Quote all entries exactly, leaving pictures aside.

[START OF SUPPLIED MATERIAL]

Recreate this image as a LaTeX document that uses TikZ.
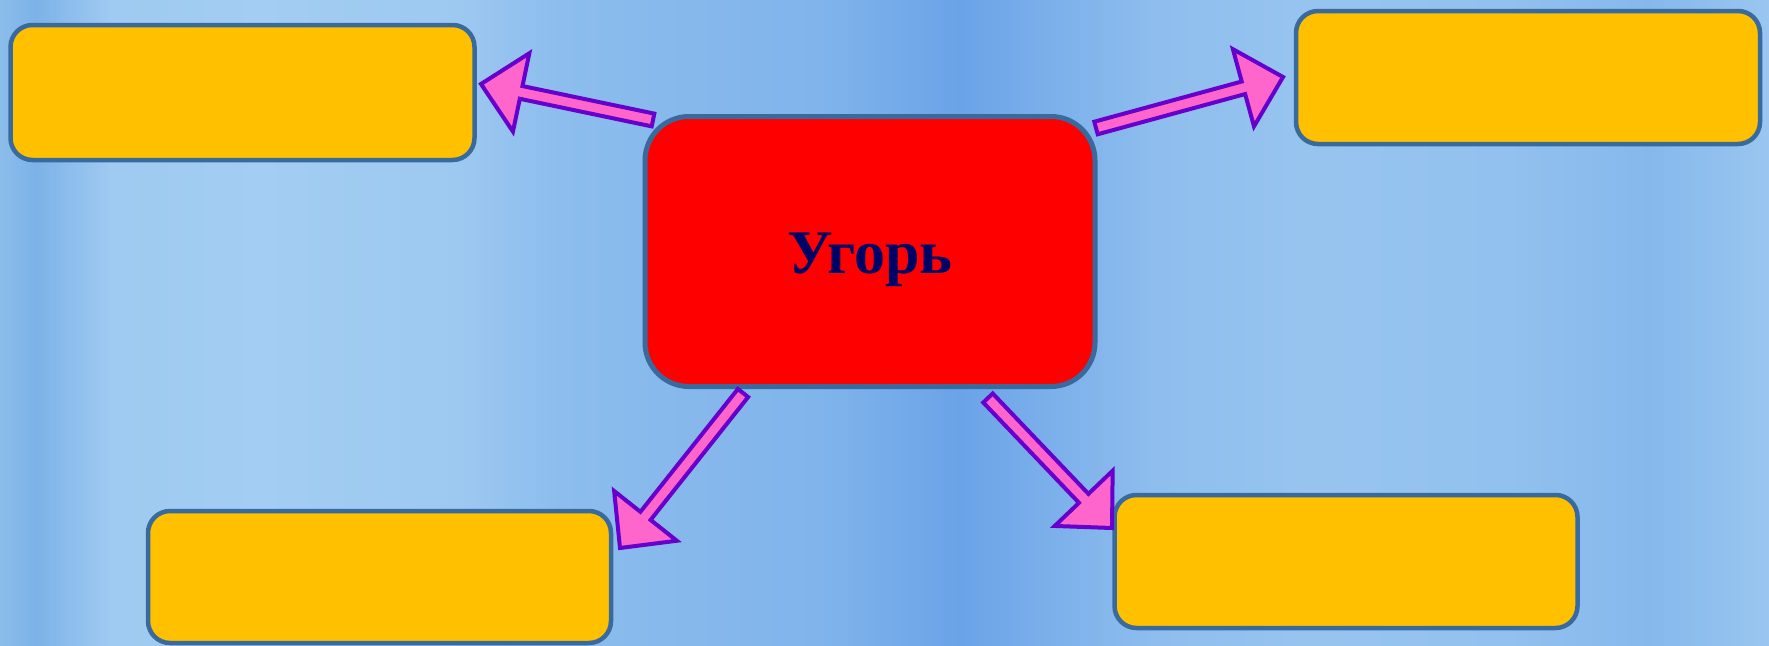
\documentclass[tikz,border=0pt]{standalone}
\usepackage{fontspec}
\setmainfont{Liberation Serif}
\usetikzlibrary{calc}
\definecolor{boxfill}{HTML}{FFC000}
\definecolor{boxline}{HTML}{386A9E}
\definecolor{arrfill}{HTML}{FF66CC}
\definecolor{arrline}{HTML}{6600CC}
\definecolor{txt}{HTML}{000066}
\definecolor{bgA}{HTML}{8CBDEB}
\definecolor{bgB}{HTML}{7CB2E8}
\definecolor{bgC}{HTML}{9FCAF1}
\definecolor{bgD}{HTML}{A3CDF2}
\definecolor{bgE}{HTML}{9DC8F0}
\definecolor{bgF}{HTML}{8CBDEE}
\definecolor{bgG}{HTML}{88B9EC}
\definecolor{bgH}{HTML}{80B4EB}
\definecolor{bgI}{HTML}{6AA3E7}
\definecolor{bgJ}{HTML}{7DB1EB}
\definecolor{bgK}{HTML}{8FBEEE}
\definecolor{bgL}{HTML}{97C4EF}
\definecolor{bgM}{HTML}{93C1EF}
\definecolor{bgN}{HTML}{86B8EC}
\definecolor{bgO}{HTML}{9AC6F0}
\tikzset{
  smallbox/.style={draw=boxline, line width=4.5pt, fill=boxfill, rounded corners=22pt,
    minimum width=#1, minimum height=132pt, inner sep=0pt},
  mainbox/.style={draw=boxline, line width=5pt, fill=red, rounded corners=44pt,
    minimum width=450pt, minimum height=270pt, inner sep=0pt},
  maintext/.style={text=txt, font=\fontsize{62}{62}\selectfont\bfseries, inner sep=0pt},
  arrowstyle/.style={draw=arrline, fill=arrfill, line width=4pt, line join=miter},
}
\newcommand\blockarrow[2]{%
  \draw[arrowstyle] let \p1=($(#2)-(#1)$), \n1={atan2(\y1,\x1)}, \n2={veclen(\x1,\y1)} in
    [shift={(#1)}, rotate=\n1]
    (0,-6.5) -- (\n2-41,-6.5) -- (\n2-41,-40) -- (\n2,0) -- (\n2-41,40) -- (\n2-41,6.5) -- (0,6.5) -- cycle;}
\begin{document}
\begin{tikzpicture}[x=1pt,y=-1pt]
\useasboundingbox (0,0) rectangle (1769,645);
\foreach \xa/\xb/\ca/\cb in {0/35/bgA/bgB, 35/110/bgB/bgC, 110/260/bgC/bgD, 260/460/bgD/bgE,
  460/560/bgE/bgF, 560/660/bgF/bgG, 660/820/bgG/bgH, 820/960/bgH/bgI, 960/1060/bgI/bgJ,
  1060/1160/bgJ/bgK, 1160/1310/bgK/bgL, 1310/1500/bgL/bgM, 1500/1650/bgM/bgN, 1650/1769/bgN/bgO}
  \shade[left color=\ca, right color=\cb] (\xa-0.5,0) rectangle (\xb+0.5,645);

\node[mainbox] (c) at (870,251.5) {};
\node[maintext] (ct) at (c.center) [yshift=-8pt] {Угорь};
\node[smallbox=464pt, minimum height=135pt] (tl) at (242.5,92.5) {};
\node[smallbox=464pt, minimum height=133pt] (tr) at (1528,77.5) {};
\node[smallbox=463pt, minimum height=132pt] (bl) at (379.5,577) {};
\node[smallbox=463pt, minimum height=133pt] (br) at (1346,561.5) {};

\coordinate (tlS) at (653,120);
\coordinate (tlE) at (481,84);
\coordinate (trS) at (1096,128);
\coordinate (trE) at (1283,77);
\coordinate (blS) at (743,393);
\coordinate (blE) at (620,548);
\coordinate (brS) at (988,398);
\coordinate (brE) at (1112,528);
\blockarrow{tlS}{tlE}
\blockarrow{trS}{trE}
\blockarrow{blS}{blE}
\blockarrow{brS}{brE}
\end{tikzpicture}
\end{document}
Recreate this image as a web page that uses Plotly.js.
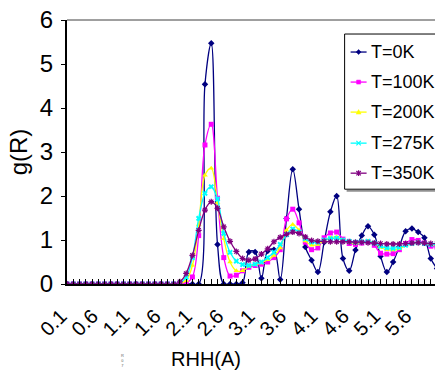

[END OF SUPPLIED MATERIAL]

OUTPUT OF THE EXERCISE
Recreate this image as a LaTeX document that uses TikZ.
\documentclass[tikz,border=0pt]{standalone}
\usepackage{fontspec}
\setmainfont{Liberation Serif}
\usetikzlibrary{calc}
\definecolor{boxfill}{HTML}{FFC000}
\definecolor{boxline}{HTML}{386A9E}
\definecolor{arrfill}{HTML}{FF66CC}
\definecolor{arrline}{HTML}{6600CC}
\definecolor{txt}{HTML}{000066}
\definecolor{bgA}{HTML}{8CBDEB}
\definecolor{bgB}{HTML}{7CB2E8}
\definecolor{bgC}{HTML}{9FCAF1}
\definecolor{bgD}{HTML}{A3CDF2}
\definecolor{bgE}{HTML}{9DC8F0}
\definecolor{bgF}{HTML}{8CBDEE}
\definecolor{bgG}{HTML}{88B9EC}
\definecolor{bgH}{HTML}{80B4EB}
\definecolor{bgI}{HTML}{6AA3E7}
\definecolor{bgJ}{HTML}{7DB1EB}
\definecolor{bgK}{HTML}{8FBEEE}
\definecolor{bgL}{HTML}{97C4EF}
\definecolor{bgM}{HTML}{93C1EF}
\definecolor{bgN}{HTML}{86B8EC}
\definecolor{bgO}{HTML}{9AC6F0}
\tikzset{
  smallbox/.style={draw=boxline, line width=4.5pt, fill=boxfill, rounded corners=22pt,
    minimum width=#1, minimum height=132pt, inner sep=0pt},
  mainbox/.style={draw=boxline, line width=5pt, fill=red, rounded corners=44pt,
    minimum width=450pt, minimum height=270pt, inner sep=0pt},
  maintext/.style={text=txt, font=\fontsize{62}{62}\selectfont\bfseries, inner sep=0pt},
  arrowstyle/.style={draw=arrline, fill=arrfill, line width=4pt, line join=miter},
}
\newcommand\blockarrow[2]{%
  \draw[arrowstyle] let \p1=($(#2)-(#1)$), \n1={atan2(\y1,\x1)}, \n2={veclen(\x1,\y1)} in
    [shift={(#1)}, rotate=\n1]
    (0,-6.5) -- (\n2-41,-6.5) -- (\n2-41,-40) -- (\n2,0) -- (\n2-41,40) -- (\n2-41,6.5) -- (0,6.5) -- cycle;}
\begin{document}
\begin{tikzpicture}[x=1pt,y=-1pt]
\useasboundingbox (0,0) rectangle (1769,645);
\foreach \xa/\xb/\ca/\cb in {0/35/bgA/bgB, 35/110/bgB/bgC, 110/260/bgC/bgD, 260/460/bgD/bgE,
  460/560/bgE/bgF, 560/660/bgF/bgG, 660/820/bgG/bgH, 820/960/bgH/bgI, 960/1060/bgI/bgJ,
  1060/1160/bgJ/bgK, 1160/1310/bgK/bgL, 1310/1500/bgL/bgM, 1500/1650/bgM/bgN, 1650/1769/bgN/bgO}
  \shade[left color=\ca, right color=\cb] (\xa-0.5,0) rectangle (\xb+0.5,645);

\node[mainbox] (c) at (870,251.5) {};
\node[maintext] (ct) at (c.center) [yshift=-8pt] {Угорь};
\node[smallbox=464pt, minimum height=135pt] (tl) at (242.5,92.5) {};
\node[smallbox=464pt, minimum height=133pt] (tr) at (1528,77.5) {};
\node[smallbox=463pt, minimum height=132pt] (bl) at (379.5,577) {};
\node[smallbox=463pt, minimum height=133pt] (br) at (1346,561.5) {};

\coordinate (tlS) at (653,120);
\coordinate (tlE) at (481,84);
\coordinate (trS) at (1096,128);
\coordinate (trE) at (1283,77);
\coordinate (blS) at (743,393);
\coordinate (blE) at (620,548);
\coordinate (brS) at (988,398);
\coordinate (brE) at (1112,528);
\blockarrow{tlS}{tlE}
\blockarrow{trS}{trE}
\blockarrow{blS}{blE}
\blockarrow{brS}{brE}
\end{tikzpicture}
\end{document}
Recreate this image as a web page that uses Plotly.js.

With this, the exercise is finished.